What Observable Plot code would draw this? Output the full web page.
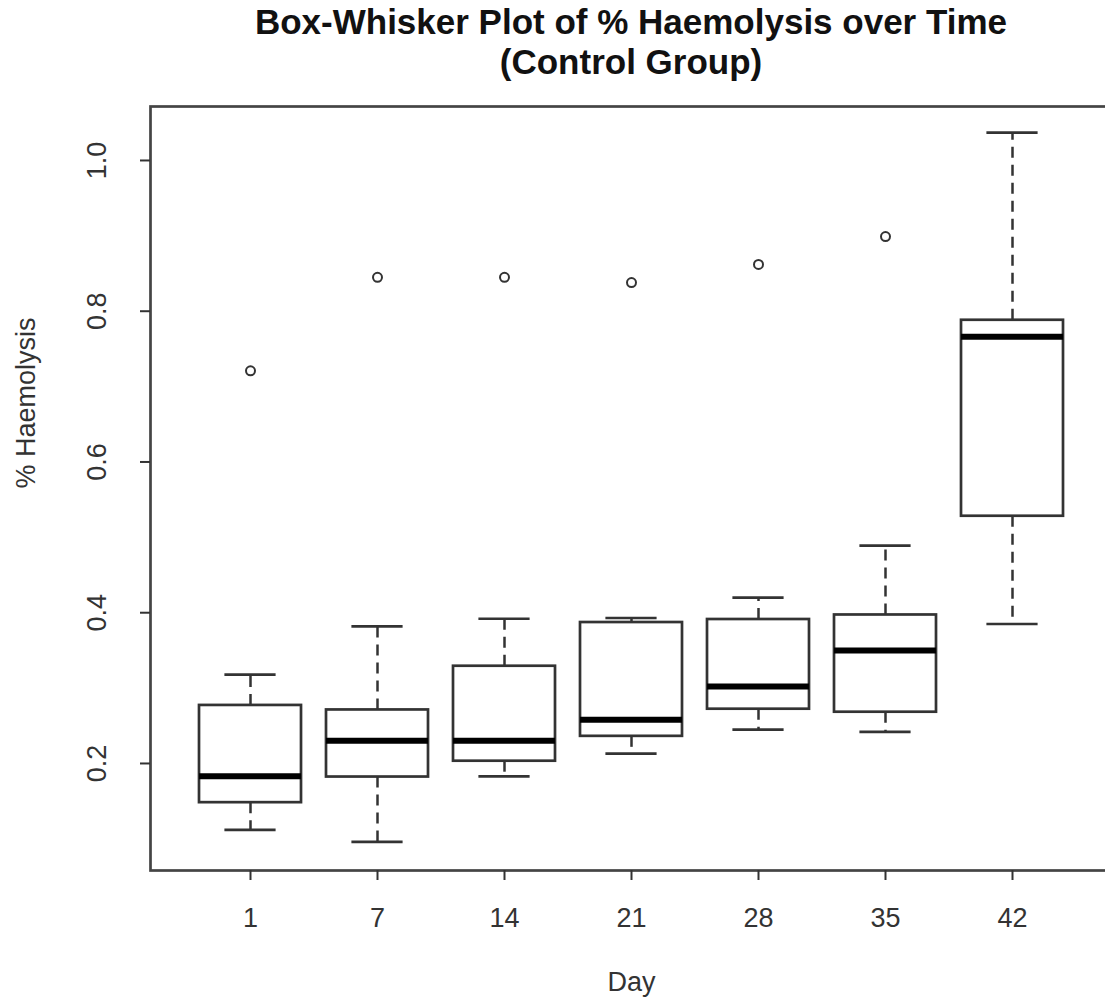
<!DOCTYPE html>
<html><head><meta charset="utf-8">
<script src="https://cdn.jsdelivr.net/npm/d3@7"></script>
<script src="https://cdn.jsdelivr.net/npm/@observablehq/plot@0.6"></script>
<style>
html,body{margin:0;padding:0;background:#fff;overflow:hidden;}
#title{margin-left:150px;width:962px;height:86px;box-sizing:border-box;padding-top:2px;text-align:center;font:bold 35px "Liberation Sans",Arial,sans-serif;line-height:40px;color:#111;white-space:nowrap;}
#chart svg{max-width:none !important;}
</style></head><body>
<div id="title">Box-Whisker Plot of % Haemolysis over Time<br>(Control Group)</div>
<div id="chart"></div>
<script>
const days = [1, 7, 14, 21, 28, 35, 42];
const lowerWhisker = [0.112, 0.096, 0.183, 0.213, 0.245, 0.242, 0.385];
const q1 = [0.148, 0.182, 0.203, 0.236, 0.272, 0.268, 0.528];
const median = [0.183, 0.230, 0.230, 0.258, 0.302, 0.350, 0.766];
const q3 = [0.277, 0.271, 0.329, 0.387, 0.391, 0.397, 0.788];
const upperWhisker = [0.318, 0.382, 0.392, 0.393, 0.420, 0.489, 1.037];
const outlierDays = [1, 7, 14, 21, 28, 35];
const outlierValues = [0.721, 0.845, 0.845, 0.838, 0.862, 0.899];
const yTicks = [0.2, 0.4, 0.6, 0.8, 1.0];
const xTitle = "Day";
const yTitle = "% Haemolysis";

const rows = days.map((d, i) => ({day: d, lo: lowerWhisker[i], q1: q1[i], med: median[i], q3: q3[i], hi: upperWhisker[i]}));
const outliers = outlierDays.map((d, i) => ({day: d, value: outlierValues[i]}));

const ink = "#333";
const chart = Plot.plot({
  width: 1116, height: 915,
  marginLeft: 150, marginRight: 4, marginTop: 20, marginBottom: 131,
  style: {fontFamily: '"Liberation Sans", Arial, sans-serif', background: "white", color: ink, maxWidth: "none"},
  x: {type: "band", domain: days, paddingInner: 0.2, paddingOuter: 0.382},
  y: {domain: [0.058, 1.0716]},
  marks: [
    Plot.ruleX(rows, {x: "day", y1: "q3", y2: "hi", stroke: ink, strokeWidth: 2.5, strokeDasharray: "11,7"}),
    Plot.ruleX(rows, {x: "day", y1: "q1", y2: "lo", stroke: ink, strokeWidth: 2.5, strokeDasharray: "11,7"}),
    Plot.tickY(rows, {x: "day", y: "hi", insetLeft: 25.4, insetRight: 25.4, stroke: ink, strokeWidth: 2.7}),
    Plot.tickY(rows, {x: "day", y: "lo", insetLeft: 25.4, insetRight: 25.4, stroke: ink, strokeWidth: 2.7}),
    Plot.barY(rows, {x: "day", y1: "q1", y2: "q3", fill: "white", stroke: ink, strokeWidth: 2.7}),
    Plot.tickY(rows, {x: "day", y: "med", stroke: "#000", strokeWidth: 6}),
    Plot.dot(outliers, {x: "day", y: "value", r: 4.5, stroke: ink, strokeWidth: 2, fill: "none"}),
    Plot.frame({stroke: "#444", strokeWidth: 2.7}),
    Plot.axisX(days, {anchor: "bottom", tickSize: 10, tickPadding: 27, fontSize: 27, label: null, stroke: ink, strokeWidth: 2}),
    Plot.axisY(yTicks, {anchor: "left", tickSize: 10, tickPadding: 35, tickRotate: -90, fontSize: 27, tickFormat: d3.format(".1f"), label: null, stroke: ink, strokeWidth: 2}),
    Plot.text([yTitle], {text: d => d, frameAnchor: "left", dx: -124, rotate: -90, fontSize: 27, fill: ink}),
    Plot.text([xTitle], {text: d => d, frameAnchor: "bottom", dy: 120, fontSize: 27, fill: ink})
  ]
});
document.getElementById("chart").appendChild(chart);
</script>
</body></html>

___

- **WHAT YOU SHOULD DO**
Leave out the pictures and restate, word for word, the lines from the top of the data through the line containing "const outliers = outlierDays.map((d, i)", both included.

- **TASK OUTPUT**
What Observable Plot code would draw this? Output the full web page.
<!DOCTYPE html>
<html><head><meta charset="utf-8">
<script src="https://cdn.jsdelivr.net/npm/d3@7"></script>
<script src="https://cdn.jsdelivr.net/npm/@observablehq/plot@0.6"></script>
<style>
html,body{margin:0;padding:0;background:#fff;overflow:hidden;}
#title{margin-left:150px;width:962px;height:86px;box-sizing:border-box;padding-top:2px;text-align:center;font:bold 35px "Liberation Sans",Arial,sans-serif;line-height:40px;color:#111;white-space:nowrap;}
#chart svg{max-width:none !important;}
</style></head><body>
<div id="title">Box-Whisker Plot of % Haemolysis over Time<br>(Control Group)</div>
<div id="chart"></div>
<script>
const days = [1, 7, 14, 21, 28, 35, 42];
const lowerWhisker = [0.112, 0.096, 0.183, 0.213, 0.245, 0.242, 0.385];
const q1 = [0.148, 0.182, 0.203, 0.236, 0.272, 0.268, 0.528];
const median = [0.183, 0.230, 0.230, 0.258, 0.302, 0.350, 0.766];
const q3 = [0.277, 0.271, 0.329, 0.387, 0.391, 0.397, 0.788];
const upperWhisker = [0.318, 0.382, 0.392, 0.393, 0.420, 0.489, 1.037];
const outlierDays = [1, 7, 14, 21, 28, 35];
const outlierValues = [0.721, 0.845, 0.845, 0.838, 0.862, 0.899];
const yTicks = [0.2, 0.4, 0.6, 0.8, 1.0];
const xTitle = "Day";
const yTitle = "% Haemolysis";

const rows = days.map((d, i) => ({day: d, lo: lowerWhisker[i], q1: q1[i], med: median[i], q3: q3[i], hi: upperWhisker[i]}));
const outliers = outlierDays.map((d, i) => ({day: d, value: outlierValues[i]}));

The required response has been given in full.